Однажды общество символистов пригласило его в бельгийский провинциальный город Брюге или Гент, не знаю хорошо, прочитать там лекцию. Малларме последовал приглашению. Учредители объявили о его приезде в местной газете самым лучшим символически-мистическим слогом. «Сюда должен прибыть первый среди живущих, король современных поэтов и мыслителей. На долю города выпало счастье лицезреть великого, единственного, несравненного и принять из его собственных уст откровение его ума!» Эта реклама произвела свое действие.

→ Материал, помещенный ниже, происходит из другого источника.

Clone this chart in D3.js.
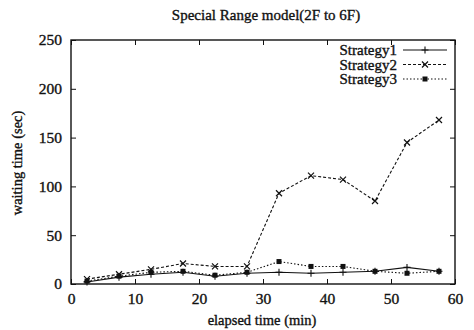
<!DOCTYPE html>
<html>
<head>
<meta charset="utf-8">
<script src="https://cdn.jsdelivr.net/npm/d3@7"></script>
<style>
  body { margin: 0; background: #fff; }
  text { font-family: "Liberation Serif", "DejaVu Serif", serif; fill: #111; stroke: #111; stroke-width: 0.35px; }
</style>
</head>
<body>
<svg id="chart" width="474" height="330"></svg>
<script>
// elapsed time (min) of each sample
const times = [2.5, 7.5, 12.5, 17.5, 22.5, 27.5, 32.5, 37.5, 42.5, 47.5, 52.5, 57.5];
// waiting time (sec)
const strategy1 = [2, 7, 10, 12, 8, 11, 12, 11, 12, 13, 17, 13];
const strategy2 = [5, 10, 15, 21, 18, 18, 93, 111, 107, 85, 145, 168];
const strategy3 = [3, 8, 12, 13, 9, 12, 23, 18, 18, 13, 11, 13];
const xTicks = [0, 10, 20, 30, 40, 50, 60];
const yTicks = [0, 50, 100, 150, 200, 250];

const series = [
  { name: "Strategy1", values: strategy1, dash: null, marker: "plus" },
  { name: "Strategy2", values: strategy2, dash: "3,2", marker: "cross" },
  { name: "Strategy3", values: strategy3, dash: "1.5,2", marker: "square" }
];

const svg = d3.select("#chart");
const margin = { top: 40, right: 19, bottom: 46, left: 71 };
const width = 474 - margin.left - margin.right;
const height = 330 - margin.top - margin.bottom;

const g = svg.append("g").attr("transform", `translate(${margin.left},${margin.top})`);

const x = d3.scaleLinear().domain([0, 60]).range([0, width]);
const y = d3.scaleLinear().domain([0, 250]).range([height, 0]);

// frame
g.append("rect")
  .attr("width", width).attr("height", height)
  .attr("fill", "none").attr("stroke", "#111").attr("stroke-width", 1.4);

// axes with inward ticks, mirrored on top/right
g.append("g").attr("transform", `translate(0,${height})`)
  .call(d3.axisBottom(x).tickValues(xTicks).tickSizeInner(-5).tickSizeOuter(0).tickPadding(9));
g.append("g")
  .call(d3.axisLeft(y).tickValues(yTicks).tickSizeInner(-5).tickSizeOuter(0).tickPadding(9));
g.append("g")
  .call(d3.axisTop(x).tickValues(xTicks).tickSizeInner(-5).tickSizeOuter(0).tickFormat(""));
g.append("g").attr("transform", `translate(${width},0)`)
  .call(d3.axisRight(y).tickValues(yTicks).tickSizeInner(-5).tickSizeOuter(0).tickFormat(""));

g.selectAll(".domain").remove();
g.selectAll(".tick line").attr("stroke", "#111");
g.selectAll(".tick text").style("font-size", "15.5px").attr("fill", "#111");

function drawMarker(sel, type) {
  if (type === "plus") {
    sel.append("path").attr("d", "M-3.5,0H3.5M0,-3.5V3.5").attr("stroke", "#111").attr("stroke-width", 1.1);
  } else if (type === "cross") {
    sel.append("path").attr("d", "M-3,-3L3,3M-3,3L3,-3").attr("stroke", "#111").attr("stroke-width", 1.2);
  } else {
    sel.append("rect").attr("x", -2.5).attr("y", -2.5).attr("width", 5).attr("height", 5).attr("fill", "#111");
  }
}

const line = d3.line().x((d, i) => x(times[i])).y(d => y(d));

series.forEach(s => {
  g.append("path")
    .datum(s.values)
    .attr("fill", "none")
    .attr("stroke", "#111")
    .attr("stroke-width", 1.1)
    .attr("stroke-dasharray", s.dash)
    .attr("d", line);

  g.selectAll(null)
    .data(s.values)
    .enter()
    .append("g")
    .attr("transform", (d, i) => `translate(${x(times[i])},${y(d)})`)
    .each(function() { drawMarker(d3.select(this), s.marker); });
});

// legend
const legend = g.append("g").attr("transform", `translate(${width - 52},10)`);
series.forEach((s, i) => {
  const row = legend.append("g").attr("transform", `translate(0,${i * 14.5})`);
  row.append("text").attr("x", -6).attr("y", 5).attr("text-anchor", "end")
    .style("font-size", "15px").text(s.name);
  row.append("line").attr("x1", 0).attr("x2", 44).attr("y1", 0).attr("y2", 0)
    .attr("stroke", "#111").attr("stroke-width", 1.1).attr("stroke-dasharray", s.dash);
  const m = row.append("g").attr("transform", "translate(22,0)");
  drawMarker(m, s.marker);
});

// title and axis labels
svg.append("text").attr("x", 266).attr("y", 20).attr("text-anchor", "middle")
  .style("font-size", "15px").text("Special Range model(2F to 6F)");
svg.append("text").attr("x", 262).attr("y", 325).attr("text-anchor", "middle")
  .style("font-size", "14.5px").text("elapsed time (min)");
svg.append("text").attr("transform", "translate(22,163) rotate(-90)").attr("text-anchor", "middle")
  .style("font-size", "14.5px").text("waiting time (sec)");
</script>
</body>
</html>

Ей поверили тем легче, что никто в городе не мог сказать ничего противоположного по той простой причине, что никто не прочел ни одной строчки из Малларме. Итак, все образованное общество сочло своим долгом явиться на лекцию Малларме. Зал наполнился благоговейно ожидающей публикой. В первом ряду кресел поместился командующий генерал в полной парадной форме, со всеми орденами, как подобает, когда одна часть высшего общества удостаивает своим присутствием другую. Вошел Малларме. Все увидели господина невысокого роста, с седыми бакенбардами и острыми ушами Фауна, который, заняв место за приготовленным ему столиком, вынул порывистым движением из кармана фрака несколько листков и разложил их перед собой. Затем он начал чтение среди благоговейной тишины. Самым искренним и внимательным слушателем был генерал. Казалось, он весь обратился в слух и не сводил глаз с великого человека из Парижа. Он с жадностью ловил каждое его слово. Так длилось несколько минут. Затем начались странные изменения в лице и позе генерала. Почтительная улыбка приветствия исчезла с его губ. Доброжелательный взгляд сделался неподвижным, лоб покрылся морщинами. Удивленный, он вопросительно посматривал то на лектора, то на слушателей. Казалось, он не верил своим ушам и хотел прочесть на лицах соседей подтверждение своего впечатления. Те становились заметно оживленнее. Генерал нервно заерзал на своем стуле и громко вздыхал. От нетерпения и все усиливавшегося гнева он принялся дергать свои усы. Между тем Малларме продолжал спокойно и с самодовольством читать лекцию. Наконец генерал не в силах был более сдерживать своих чувств. Красный, как огонь, он вскочил со своего места, крикнул звучным начальническим голосом: «Человек этот, читающий нам такую неслыханную вещь, или сумасшедший или пьяный», и грозными шагами, гремя саблей и шпорами, вышел из залы.